The vandalism has proved unrelenting: in 2014, Odessa assailants again defaced the Holocaust memorial, a wall of the Jewish cemetery and the fence of a synagogue.  Vandals scrawled swastikas, SS symbols and the message “Death to the Jews” on the properties (such ongoing vandalism has been a problem not only in Odessa but also at Kyiv’s Babi Yar).  Kozlenko says the vandals scrawled the face of a pig on the Holocaust memorial.  Tags on the graffiti indicated the vandalism had been the handiwork of none other than Praviy Sektor or Right Sektor, an ultra-nationalist political party.  Needless to say, however, Right Sektor denied it was behind the vandalism and the authorities have failed to apprehend the culprits.  “No one knows who did it,” Kozlenko remarks ruefully.

Odessa Eyewitness

To be sure, the outlook for Odessa’s Jews isn’t altogether pessimistic. In an encouraging sign, Kozlenko reports that 80% of the people who visit his Holocaust museum are non-Jews.  Buoyed by the success of his museum, Kozlenko seeks reconciliation rather than confrontation with wider society.  While he certainly disapproves of Kyiv municipal authorities, who recently moved to rename a street in honor of controversial World War II nationalist Stepan Bandera, Kozlenko believes “it’s not the right time to bring this question on the table.  We want to bring people together.  Maybe in future we can sit down and put this puzzle together and figure out what happened yesterday” (Kozlenko says that some nationalists also seek to rename Soviet-era streets in Odessa, just like their counterparts in Kyiv).
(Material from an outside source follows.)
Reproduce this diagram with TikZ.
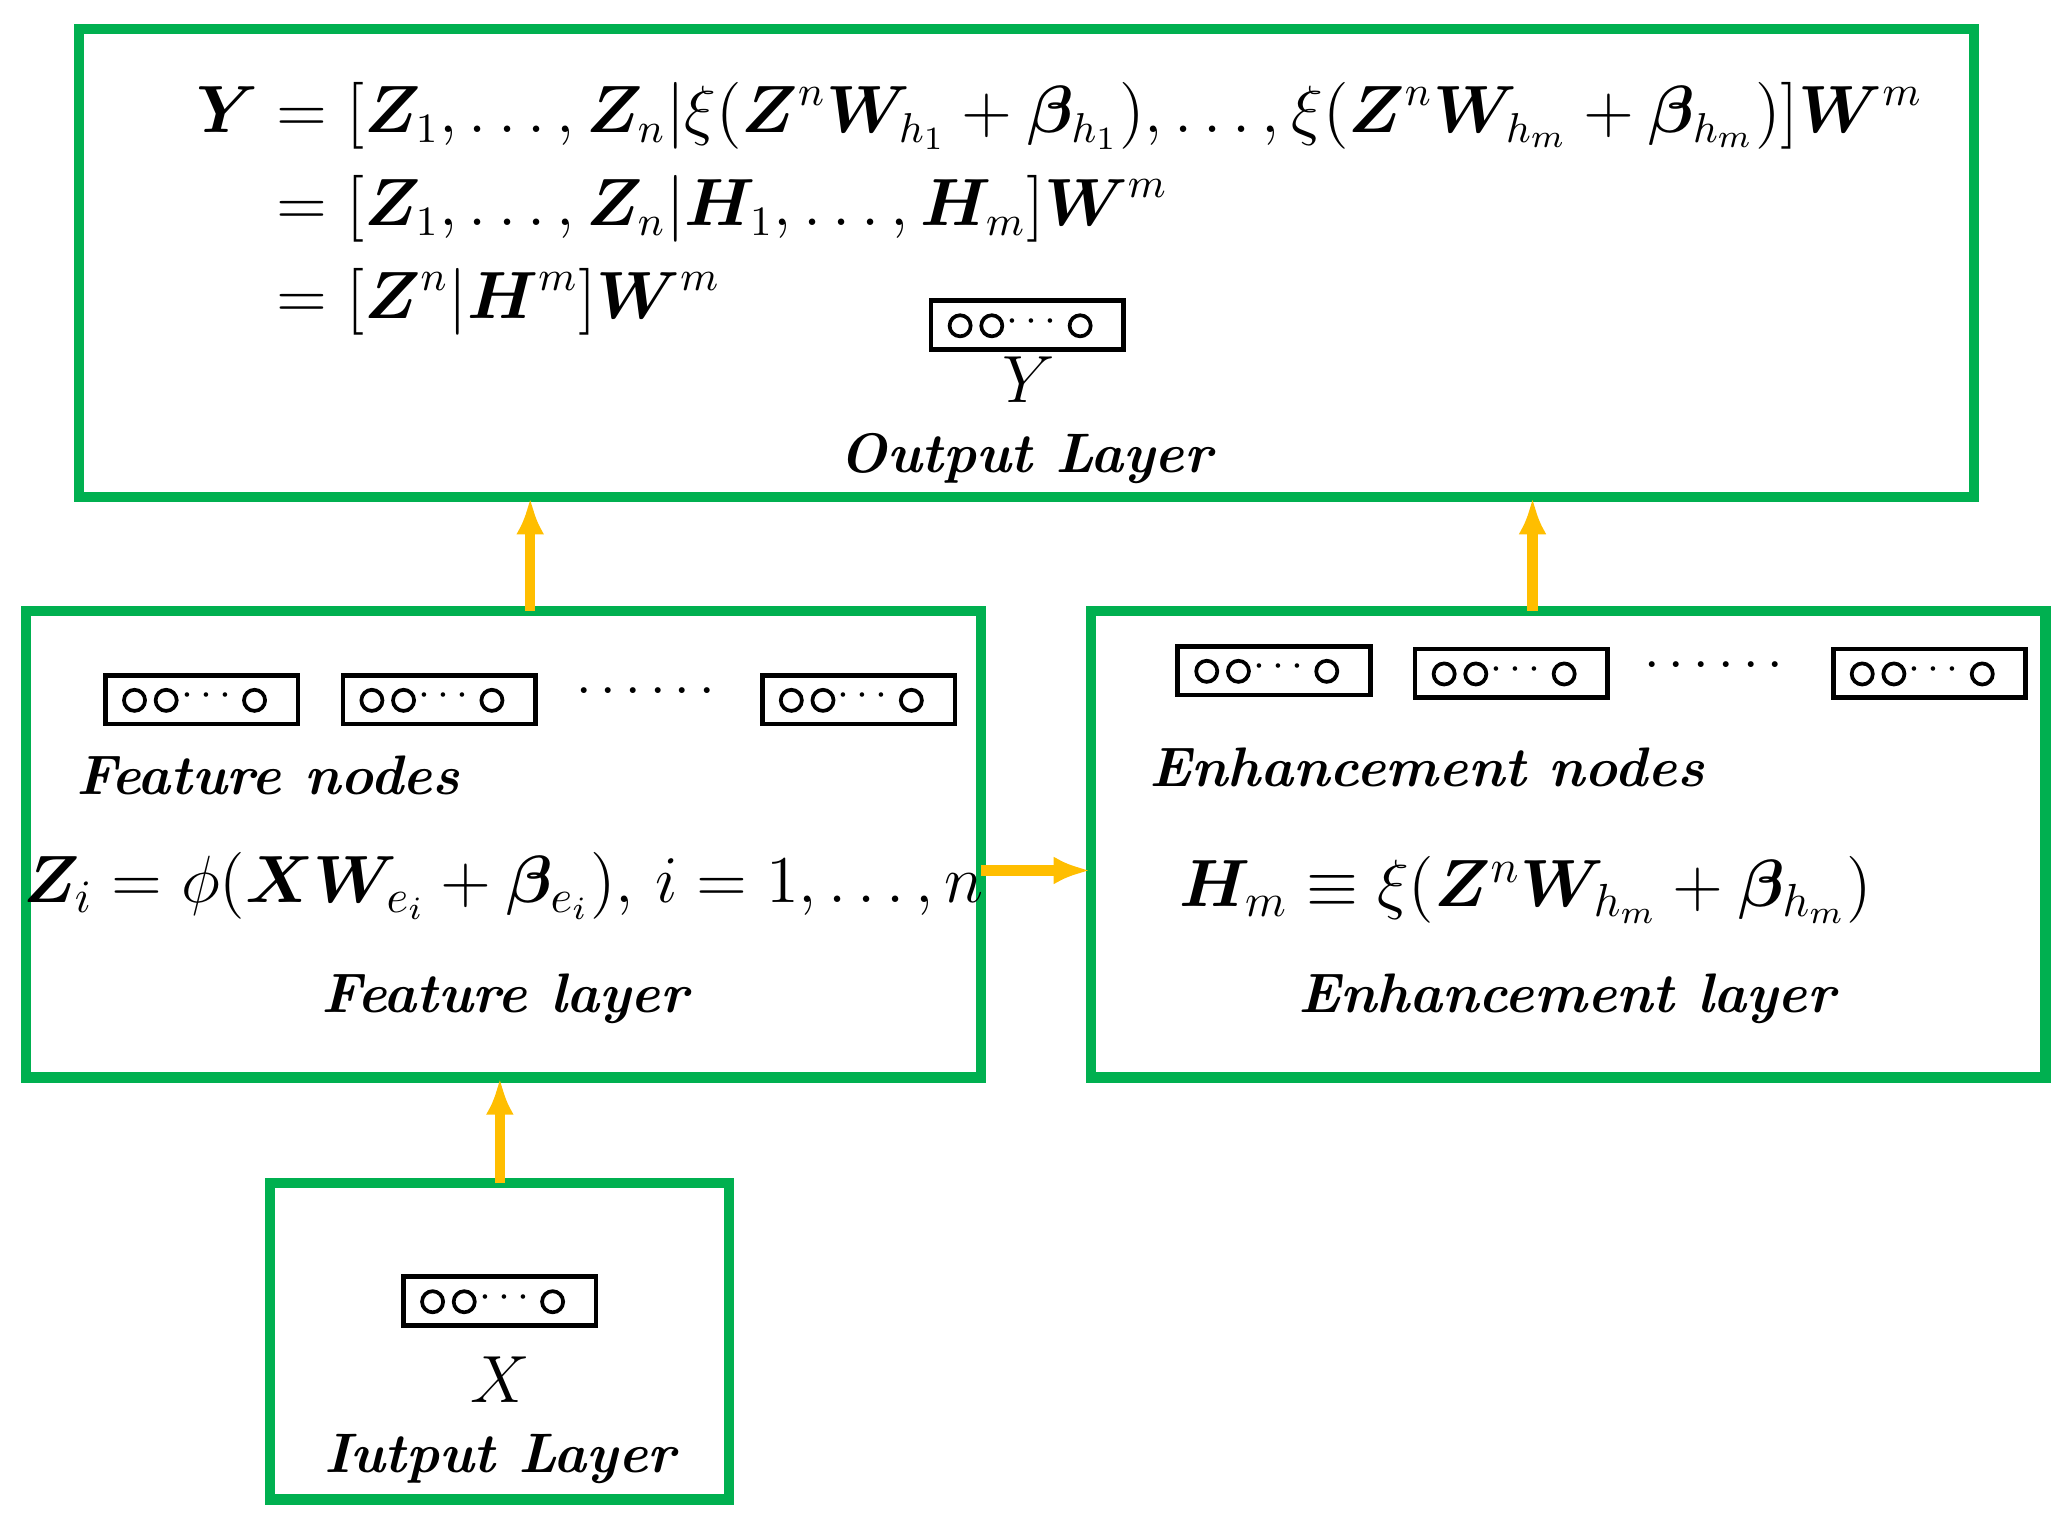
\documentclass[tikz,border=0pt]{standalone}
\usepackage{amsmath,amssymb,bm}
\usetikzlibrary{arrows.meta}
\definecolor{lg}{RGB}{0,176,80}
\definecolor{og}{RGB}{255,190,0}
\begin{document}
\begin{tikzpicture}[x=0.01cm,y=-0.01cm,
  layer/.style={draw=lg,line width=2.2pt},
  arr/.style={draw=og,line width=2.2pt,-{Latex[length=8pt]}},
  lbl/.style={font=\fontsize{12}{14}\selectfont\bfseries\itshape,inner sep=0pt},
  eq/.style={font=\fontsize{14}{17}\selectfont,inner sep=0pt}]
\useasboundingbox (0,0) rectangle (1568,1156);
\newcommand{\nodebox}[3]{%
  \draw[line width=1pt] (#1,#2) rectangle ++(146,37);
  \draw[line width=0.8pt] (#1+22,#2+19) circle (8) (#1+46,#2+19) circle (8) (#1+113,#2+19) circle (8);
  \node[inner sep=0pt,font=\small] (#3) at (#1+79,#2+16) {$\cdots$};}
\draw[layer] (60,22) rectangle (1497,377);
\draw[layer] (20,463) rectangle (744,817);
\draw[layer] (827,463) rectangle (1551,817);
\draw[layer] (205,897) rectangle (553,1137);
\coordinate (o1) at (402,377); \coordinate (f1) at (402,463);
\coordinate (o2) at (1162,377); \coordinate (e1) at (1162,463);
\coordinate (f2) at (379,817); \coordinate (i1) at (379,897);
\coordinate (f3) at (744,660); \coordinate (e2) at (827,660);
\draw[arr] (f1) -- (o1);
\draw[arr] (e1) -- (o2);
\draw[arr] (i1) -- (f2);
\draw[arr] (f3) -- (e2);
\nodebox{706}{228}{by}
\nodebox{80}{512}{bf1}\nodebox{260}{512}{bf2}\nodebox{578}{512}{bf3}
\nodebox{893}{490}{be1}\nodebox{1073}{492}{be2}\nodebox{1390}{492}{be3}
\nodebox{306}{968}{bx}
\node[inner sep=0pt,font=\large] (d1) at (493,525) {$\cdots\cdots$};
\node[inner sep=0pt,font=\large] (d2) at (1303,505) {$\cdots\cdots$};
\node[eq,font=\fontsize{13.5}{17}\selectfont,anchor=north west] (ey) at (148,58) {$\begin{aligned}\bm{Y}&=[\bm{Z}_1,\ldots,\bm{Z}_n|\xi(\bm{Z}^n\bm{W}_{h_1}+\bm{\beta}_{h_1}),\ldots,\xi(\bm{Z}^n\bm{W}_{h_m}+\bm{\beta}_{h_m})]\bm{W}^m\\&=[\bm{Z}_1,\ldots,\bm{Z}_n|\bm{H}_1,\ldots,\bm{H}_m]\bm{W}^m\\&=[\bm{Z}^n|\bm{H}^m]\bm{W}^m\end{aligned}$};
\node[eq] (ly) at (780,288) {$Y$};
\node[lbl] (lo) at (778,348) {Output Layer};
\node[lbl,anchor=west] (lf) at (57,588) {Feature nodes};
\node[eq] (ez) at (382,672) {$\bm{Z}_i=\phi(\bm{X}\bm{W}_{e_i}+\bm{\beta}_{e_i}),\,i=1,\ldots,n$};
\node[lbl] (lfl) at (383,757) {Feature layer};
\node[lbl,anchor=west] (le) at (871,582) {Enhancement nodes};
\node[eq] (eh) at (1157,675) {$\bm{H}_m\equiv\xi(\bm{Z}^n\bm{W}_{h_m}+\bm{\beta}_{h_m})$};
\node[lbl] (lel) at (1188,757) {Enhancement layer};
\node[eq] (lx) at (379,1046) {$X$};
\node[lbl] (li) at (379,1106) {Iutput Layer};
\end{tikzpicture}
\end{document}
Kozlenko confides that he and his museum staff have installed metal guards on the windows, as well as a huge video camera in the front yard.  You can never be too careful, he remarks, adding that “Someone can come from around the corner and hit you out of the blue.”  Back in Kyiv, I had been struck by brazen Praviy Sektor flags fluttering out in the open without any awareness that this might cause offense, and unfortunately Kozlenko confirms that such displays occur in Odessa as well.  “I’m concerned about this,” Kozlenko says.  “People here are poorly educated and don’t have enough food, so they walk down the street with these flags without thinking about it.”  Kozlenko is worried about such right wing nationalism, but on the other hand he’s not certain who’s specifically behind all the local anti-Semitic mischief.  Perhaps Praviy Sektor could be responsible, but on the other hand the situation is murky and “It’s difficult to say who represents whom,” he says.

Odessa’s Legacy

Across town in a local café, I meet up with Denys Yacovlev, a professor of political science and sociology at Odessa National University.  Right wing nationalists have been getting stronger throughout Ukraine, he says, and Odessa is no exception.  “Ukraine is a modern western country,” he says, “but we have been in the midst of an economic crisis for no less than twenty years now.  This encourages certain forces, such as nationalist groups, to try and capitalize on economic malaise for political purposes.”

For a further view, I head to Babel’s old Jewish quarter of Moldavanka to speak with Sergei Ischenko, a local journalist.  Are people in Odessa aware of pogroms and anti-Semitic history, I ask?  “Most people aren’t educated about this,” he says.  “There is a myth about Odessa, as a multi-cultural and tolerant city devoid of strife and pogroms.  And we want to think it is the case!  There are no programs on TV about this, or articles in the newspaper.  We don’t want to remember these types of incidents.”